> [STATED EXERCISE] Can you copy out the data exactly? Leave the images out.
═══ COLLECTED MATERIAL
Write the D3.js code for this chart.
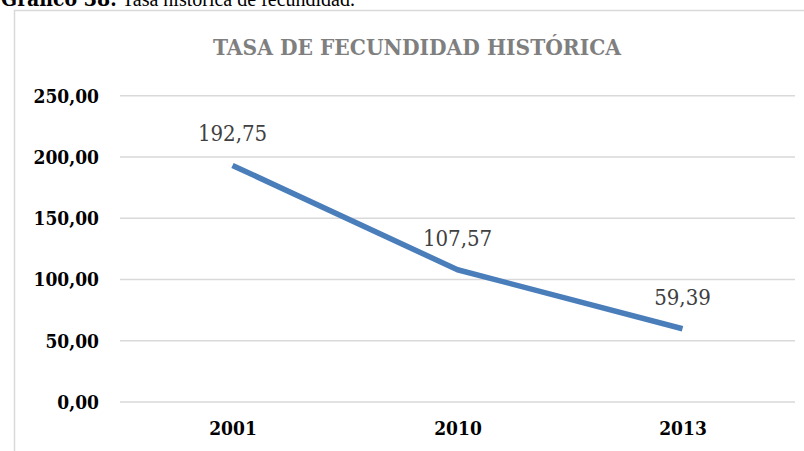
<!DOCTYPE html>
<html>
<head>
<meta charset="utf-8">
<script src="https://cdn.jsdelivr.net/npm/d3@7"></script>
<style>
  html, body { margin: 0; padding: 0; background: #fff; }
  svg { display: block; }
  .serif { font-family: "DejaVu Serif Condensed", "DejaVu Serif", serif; font-stretch: condensed; }
  .caption-text { font-family: "Liberation Serif", "Times New Roman", serif; }
</style>
</head>
<body>
<svg id="chart" width="804" height="451"></svg>
<script>
// Historical fertility rate
const years = ["2001", "2010", "2013"];
const rates = [192.75, 107.57, 59.39];
const yTicks = [0, 50, 100, 150, 200, 250];
const chartTitle = "TASA DE FECUNDIDAD HISTÓRICA";
const captionBold = "Gráfico 38:";
const captionText = "Tasa histórica de fecundidad.";

const fmt = v => d3.format(".2f")(v).replace(".", ",");

const svg = d3.select("#chart");

// Figure caption above the chart frame (its top runs off the page)
const caption = svg.append("g").attr("fill", "#000");
caption.append("text")
  .attr("class", "serif")
  .attr("x", 1).attr("y", 5.5)
  .attr("font-size", 21)
  .attr("font-weight", "bold")
  .text(captionBold);
caption.append("text")
  .attr("class", "caption-text")
  .attr("x", 122).attr("y", 5.5)
  .attr("font-size", 20)
  .text(captionText);

// Chart frame
svg.append("rect")
  .attr("x", 14.5).attr("y", 10.5)
  .attr("width", 820).attr("height", 500)
  .attr("fill", "#fff")
  .attr("stroke", "#d9d9d9")
  .attr("stroke-width", 1.5);

// Title
svg.append("text")
  .attr("class", "serif")
  .attr("x", 417).attr("y", 55)
  .attr("text-anchor", "middle")
  .attr("font-size", 22.5)
  .attr("font-weight", "bold")
  .attr("fill", "#7f7f7f")
  .text(chartTitle);

const plot = { left: 120, right: 795, top: 95.3, bottom: 401.5 };

const x = d3.scalePoint()
  .domain(years)
  .range([plot.left, plot.right])
  .padding(0.5);

const y = d3.scaleLinear()
  .domain([0, 250])
  .range([plot.bottom, plot.top]);

// Horizontal gridlines with value labels
const yAxis = d3.axisLeft(y)
  .tickValues(yTicks)
  .tickSize(-(plot.right - plot.left))
  .tickPadding(21)
  .tickFormat(fmt);

const gy = svg.append("g")
  .attr("transform", `translate(${plot.left},0)`)
  .call(yAxis);
gy.select(".domain").remove();
gy.selectAll(".tick line")
  .attr("stroke", "#d9d9d9")
  .attr("stroke-width", 1.5);
gy.selectAll(".tick text")
  .attr("class", "serif")
  .attr("font-size", 19)
  .attr("font-weight", "bold")
  .attr("fill", "#000")
  .attr("dy", "0.36em");

// Category labels
const xAxis = d3.axisBottom(x).tickSize(0).tickPadding(20);
const gx = svg.append("g")
  .attr("transform", `translate(0,${plot.bottom})`)
  .call(xAxis);
gx.select(".domain").remove();
gx.selectAll(".tick text")
  .attr("class", "serif")
  .attr("font-size", 19)
  .attr("font-weight", "bold")
  .attr("fill", "#000");

// Series line
const data = years.map((yr, i) => ({ year: yr, value: rates[i] }));
const line = d3.line()
  .x(d => x(d.year))
  .y(d => y(d.value));

svg.append("path")
  .datum(data)
  .attr("d", line)
  .attr("fill", "none")
  .attr("stroke", "#4a7ebb")
  .attr("stroke-width", 5.5)
  .attr("stroke-linejoin", "round")
  .attr("stroke-linecap", "butt");

// Value labels
svg.append("g")
  .selectAll("text")
  .data(data)
  .join("text")
  .attr("class", "serif")
  .attr("x", d => x(d.year))
  .attr("y", d => y(d.value) - 24)
  .attr("text-anchor", "middle")
  .attr("font-size", 22)
  .attr("fill", "#404040")
  .text(d => fmt(d.value));
</script>
</body>
</html>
══════
> [SOLUTION TO THIS PROBLEM]
Write the D3.js code for this chart.
<!DOCTYPE html>
<html>
<head>
<meta charset="utf-8">
<script src="https://cdn.jsdelivr.net/npm/d3@7"></script>
<style>
  html, body { margin: 0; padding: 0; background: #fff; }
  svg { display: block; }
  .serif { font-family: "DejaVu Serif Condensed", "DejaVu Serif", serif; font-stretch: condensed; }
  .caption-text { font-family: "Liberation Serif", "Times New Roman", serif; }
</style>
</head>
<body>
<svg id="chart" width="804" height="451"></svg>
<script>
// Historical fertility rate
const years = ["2001", "2010", "2013"];
const rates = [192.75, 107.57, 59.39];
const yTicks = [0, 50, 100, 150, 200, 250];
const chartTitle = "TASA DE FECUNDIDAD HISTÓRICA";
const captionBold = "Gráfico 38:";
const captionText = "Tasa histórica de fecundidad.";

const fmt = v => d3.format(".2f")(v).replace(".", ",");

const svg = d3.select("#chart");

// Figure caption above the chart frame (its top runs off the page)
const caption = svg.append("g").attr("fill", "#000");
caption.append("text")
  .attr("class", "serif")
  .attr("x", 1).attr("y", 5.5)
  .attr("font-size", 21)
  .attr("font-weight", "bold")
  .text(captionBold);
caption.append("text")
  .attr("class", "caption-text")
  .attr("x", 122).attr("y", 5.5)
  .attr("font-size", 20)
  .text(captionText);

// Chart frame
svg.append("rect")
  .attr("x", 14.5).attr("y", 10.5)
  .attr("width", 820).attr("height", 500)
  .attr("fill", "#fff")
  .attr("stroke", "#d9d9d9")
  .attr("stroke-width", 1.5);

// Title
svg.append("text")
  .attr("class", "serif")
  .attr("x", 417).attr("y", 55)
  .attr("text-anchor", "middle")
  .attr("font-size", 22.5)
  .attr("font-weight", "bold")
  .attr("fill", "#7f7f7f")
  .text(chartTitle);

const plot = { left: 120, right: 795, top: 95.3, bottom: 401.5 };

const x = d3.scalePoint()
  .domain(years)
  .range([plot.left, plot.right])
  .padding(0.5);

const y = d3.scaleLinear()
  .domain([0, 250])
  .range([plot.bottom, plot.top]);

// Horizontal gridlines with value labels
const yAxis = d3.axisLeft(y)
  .tickValues(yTicks)
  .tickSize(-(plot.right - plot.left))
  .tickPadding(21)
  .tickFormat(fmt);

const gy = svg.append("g")
  .attr("transform", `translate(${plot.left},0)`)
  .call(yAxis);
gy.select(".domain").remove();
gy.selectAll(".tick line")
  .attr("stroke", "#d9d9d9")
  .attr("stroke-width", 1.5);
gy.selectAll(".tick text")
  .attr("class", "serif")
  .attr("font-size", 19)
  .attr("font-weight", "bold")
  .attr("fill", "#000")
  .attr("dy", "0.36em");

// Category labels
const xAxis = d3.axisBottom(x).tickSize(0).tickPadding(20);
const gx = svg.append("g")
  .attr("transform", `translate(0,${plot.bottom})`)
  .call(xAxis);
gx.select(".domain").remove();
gx.selectAll(".tick text")
  .attr("class", "serif")
  .attr("font-size", 19)
  .attr("font-weight", "bold")
  .attr("fill", "#000");

// Series line
const data = years.map((yr, i) => ({ year: yr, value: rates[i] }));
const line = d3.line()
  .x(d => x(d.year))
  .y(d => y(d.value));

svg.append("path")
  .datum(data)
  .attr("d", line)
  .attr("fill", "none")
  .attr("stroke", "#4a7ebb")
  .attr("stroke-width", 5.5)
  .attr("stroke-linejoin", "round")
  .attr("stroke-linecap", "butt");

// Value labels
svg.append("g")
  .selectAll("text")
  .data(data)
  .join("text")
  .attr("class", "serif")
  .attr("x", d => x(d.year))
  .attr("y", d => y(d.value) - 24)
  .attr("text-anchor", "middle")
  .attr("font-size", 22)
  .attr("fill", "#404040")
  .text(d => fmt(d.value));
</script>
</body>
</html>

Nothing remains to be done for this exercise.